--- WHAT YOU HAVE TO DO ---
Drop every picture. Then return, exactly, the lines from the beginning of the listing below through the one containing "text=subg] (subtitle) at".

--- SOURCE EXCERPT ---
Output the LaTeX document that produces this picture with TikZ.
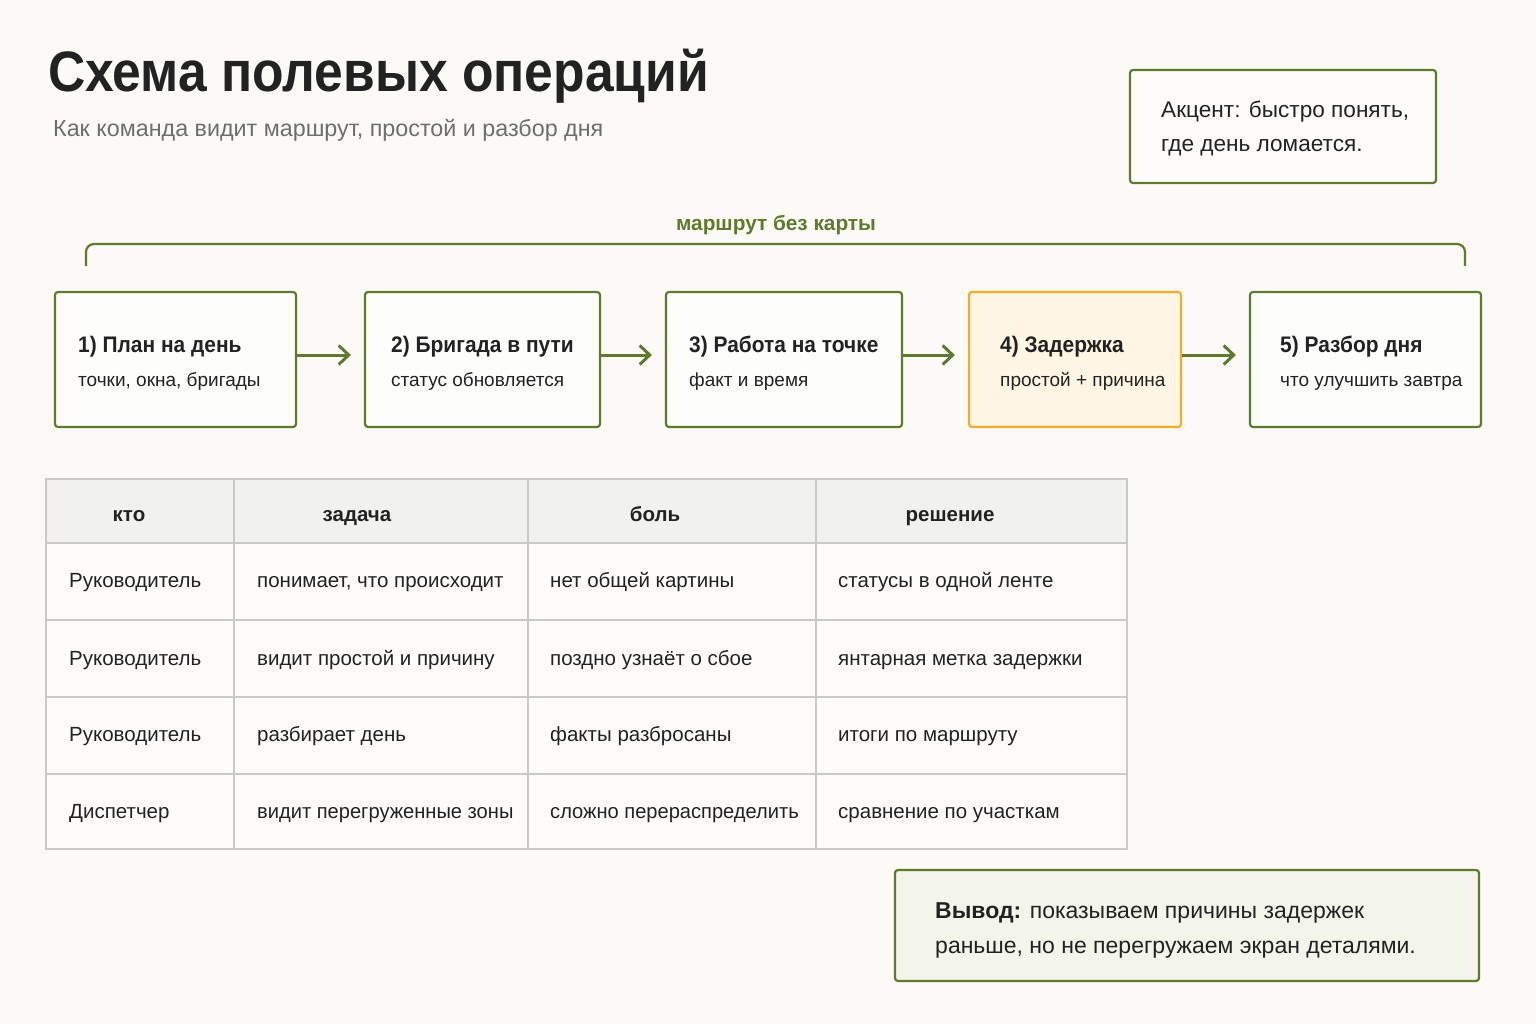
\documentclass[tikz,border=0pt]{standalone}
\usepackage{fontspec}
\setmainfont{Liberation Sans}
\usetikzlibrary{arrows.meta}
\definecolor{olive}{HTML}{5F7A2E}
\definecolor{bgc}{HTML}{FBFAF6}
\definecolor{ink}{HTML}{222222}
\definecolor{subg}{HTML}{6E6E6E}
\definecolor{amber}{HTML}{F0AE2A}
\definecolor{amberfill}{HTML}{FFF7E3}
\definecolor{gridc}{HTML}{C9C9C6}
\definecolor{headfill}{HTML}{F1F1EE}
\definecolor{concl}{HTML}{F3F5EA}
\newcommand{\cond}[2][0.93]{\scalebox{#1}[1]{#2}}
\tikzset{
  stepbox/.style={draw=olive, line width=2.2pt, fill=white!60!bgc, rounded corners=3pt},
  delaybox/.style={draw=amber, line width=2.2pt, fill=amberfill, rounded corners=3pt},
  flowarrow/.style={draw=olive, line width=3pt, -{Straight Barb[length=10pt,width=19pt,line width=3pt]}, shorten >=13pt},
  boxtitle/.style={anchor=base west, inner sep=0pt, font=\fontsize{22.5}{26}\selectfont\bfseries, text=ink},
  boxsub/.style={anchor=base west, inner sep=0pt, font=\fontsize{19}{22}\selectfont, text=ink},
  cell/.style={anchor=base west, inner sep=0pt, font=\fontsize{20.5}{24}\selectfont, text=ink},
  headcell/.style={anchor=base, inner sep=0pt, font=\fontsize{20.5}{24}\selectfont\bfseries, text=ink},
  notetext/.style={anchor=base west, inner sep=0pt, font=\fontsize{22.6}{26}\selectfont, text=ink},
  concltext/.style={anchor=base west, inner sep=0pt, font=\fontsize{23}{26}\selectfont, text=ink},
}
\begin{document}
\begin{tikzpicture}[x=1pt,y=-1pt]
\fill[bgc] (0,0) rectangle (1536,1024);
\useasboundingbox (0,0) rectangle (1536,1024);

% title
\node[anchor=base west, inner sep=0pt, font=\fontsize{57}{60}\selectfont\bfseries, text=ink] (title) at (48,92) {\cond[0.905]{Схема полевых операций}};
\node[anchor=base west, inner sep=0pt, font=\fontsize{23.3}{26}\selectfont, text=subg] (subtitle) at (53,137) {Как команда видит маршрут, простой и разбор дня};

% accent box
\draw[stepbox, fill=white!40!bgc] (1130,70) rectangle (1436,183);
\node[notetext] (acc1) at (1161,118) {Акцент: быстро понять,};
\node[notetext] (acc2) at (1161,152) {где день ломается.};

% bracket
\node[anchor=base, inner sep=0pt, font=\fontsize{20.8}{24}\selectfont\bfseries, text=olive] (brlabel) at (776,231) {маршрут без карты};
\draw[olive, line width=2.2pt, rounded corners=8pt] (86,266) -- (86,244) -- (1465,244) -- (1465,266);

% step boxes
\node[stepbox, minimum width=241pt, minimum height=135pt, inner sep=0pt] (s1) at (175.5,359.5) {};
\node[stepbox, minimum width=235pt, minimum height=135pt, inner sep=0pt] (s2) at (482.5,359.5) {};
\node[stepbox, minimum width=236pt, minimum height=135pt, inner sep=0pt] (s3) at (784,359.5) {};
\node[delaybox, minimum width=212pt, minimum height=135pt, inner sep=0pt] (s4) at (1075,359.5) {};
\node[stepbox, minimum width=231pt, minimum height=135pt, inner sep=0pt] (s5) at (1365.5,359.5) {};

\node[boxtitle] (t1) at (78,352) {\cond{1) План на день}};
\node[boxsub] (u1) at (78,386) {точки, окна, бригады};
\node[boxtitle] (t2) at (391,352) {\cond{2) Бригада в пути}};
\node[boxsub] (u2) at (391,386) {статус обновляется};
\node[boxtitle] (t3) at (689,352) {\cond{3) Работа на точке}};
\node[boxsub] (u3) at (689,386) {факт и время};
\node[boxtitle] (t4) at (1000,352) {\cond{4) Задержка}};
\node[boxsub] (u4) at (1000,386) {простой + причина};
\node[boxtitle] (t5) at (1280,352) {\cond{5) Разбор дня}};
\node[boxsub] (u5) at (1280,386) {что улучшить завтра};

\draw[flowarrow] (s1.east |- 0,355) -- (s2.west |- 0,355);
\draw[flowarrow] (s2.east |- 0,355) -- (s3.west |- 0,355);
\draw[flowarrow] (s3.east |- 0,355) -- (s4.west |- 0,355);
\draw[flowarrow] (s4.east |- 0,355) -- (s5.west |- 0,355);

% table
\fill[headfill] (46,479) rectangle (1127,543);
\fill[white!50!bgc] (46,543) rectangle (1127,849);
\draw[gridc, line width=1.6pt] (46,479) rectangle (1127,849);
\foreach \yy in {543,620,697,774} \draw[gridc, line width=1.6pt] (46,\yy) -- (1127,\yy);
\foreach \xx in {234,528,816} \draw[gridc, line width=1.6pt] (\xx,479) -- (\xx,849);

\node[headcell] (h1) at (129,521) {кто};
\node[headcell] (h2) at (357,521) {задача};
\node[headcell] (h3) at (655,521) {боль};
\node[headcell] (h4) at (950,521) {решение};

\node[cell] (c11) at (69,587) {Руководитель};
\node[cell] (c12) at (257,587) {понимает, что происходит};
\node[cell] (c13) at (550,587) {нет общей картины};
\node[cell] (c14) at (838,587) {статусы в одной ленте};

\node[cell] (c21) at (69,665) {Руководитель};
\node[cell] (c22) at (257,665) {видит простой и причину};
\node[cell] (c23) at (550,665) {поздно узнаёт о сбое};
\node[cell] (c24) at (838,665) {янтарная метка задержки};

\node[cell] (c31) at (69,741) {Руководитель};
\node[cell] (c32) at (257,741) {разбирает день};
\node[cell] (c33) at (550,741) {факты разбросаны};
\node[cell] (c34) at (838,741) {итоги по маршруту};

\node[cell] (c41) at (69,818) {Диспетчер};
\node[cell] (c42) at (257,818) {\cond[0.98]{видит перегруженные зоны}};
\node[cell] (c43) at (550,818) {\cond[0.98]{сложно перераспределить}};
\node[cell] (c44) at (838,818) {сравнение по участкам};

% conclusion
\draw[stepbox, fill=concl] (895,870) rectangle (1479,981);
\node[concltext] (con1) at (935,918) {\textbf{Вывод:} показываем причины задержек};
\node[concltext] (con2) at (935,953) {раньше, но не перегружаем экран деталями.};
\end{tikzpicture}
\end{document}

--- RESPONSE TO THE EXERCISE ---
Output the LaTeX document that produces this picture with TikZ.
\documentclass[tikz,border=0pt]{standalone}
\usepackage{fontspec}
\setmainfont{Liberation Sans}
\usetikzlibrary{arrows.meta}
\definecolor{olive}{HTML}{5F7A2E}
\definecolor{bgc}{HTML}{FBFAF6}
\definecolor{ink}{HTML}{222222}
\definecolor{subg}{HTML}{6E6E6E}
\definecolor{amber}{HTML}{F0AE2A}
\definecolor{amberfill}{HTML}{FFF7E3}
\definecolor{gridc}{HTML}{C9C9C6}
\definecolor{headfill}{HTML}{F1F1EE}
\definecolor{concl}{HTML}{F3F5EA}
\newcommand{\cond}[2][0.93]{\scalebox{#1}[1]{#2}}
\tikzset{
  stepbox/.style={draw=olive, line width=2.2pt, fill=white!60!bgc, rounded corners=3pt},
  delaybox/.style={draw=amber, line width=2.2pt, fill=amberfill, rounded corners=3pt},
  flowarrow/.style={draw=olive, line width=3pt, -{Straight Barb[length=10pt,width=19pt,line width=3pt]}, shorten >=13pt},
  boxtitle/.style={anchor=base west, inner sep=0pt, font=\fontsize{22.5}{26}\selectfont\bfseries, text=ink},
  boxsub/.style={anchor=base west, inner sep=0pt, font=\fontsize{19}{22}\selectfont, text=ink},
  cell/.style={anchor=base west, inner sep=0pt, font=\fontsize{20.5}{24}\selectfont, text=ink},
  headcell/.style={anchor=base, inner sep=0pt, font=\fontsize{20.5}{24}\selectfont\bfseries, text=ink},
  notetext/.style={anchor=base west, inner sep=0pt, font=\fontsize{22.6}{26}\selectfont, text=ink},
  concltext/.style={anchor=base west, inner sep=0pt, font=\fontsize{23}{26}\selectfont, text=ink},
}
\begin{document}
\begin{tikzpicture}[x=1pt,y=-1pt]
\fill[bgc] (0,0) rectangle (1536,1024);
\useasboundingbox (0,0) rectangle (1536,1024);

% title
\node[anchor=base west, inner sep=0pt, font=\fontsize{57}{60}\selectfont\bfseries, text=ink] (title) at (48,92) {\cond[0.905]{Схема полевых операций}};
\node[anchor=base west, inner sep=0pt, font=\fontsize{23.3}{26}\selectfont, text=subg] (subtitle) at (53,137) {Как команда видит маршрут, простой и разбор дня};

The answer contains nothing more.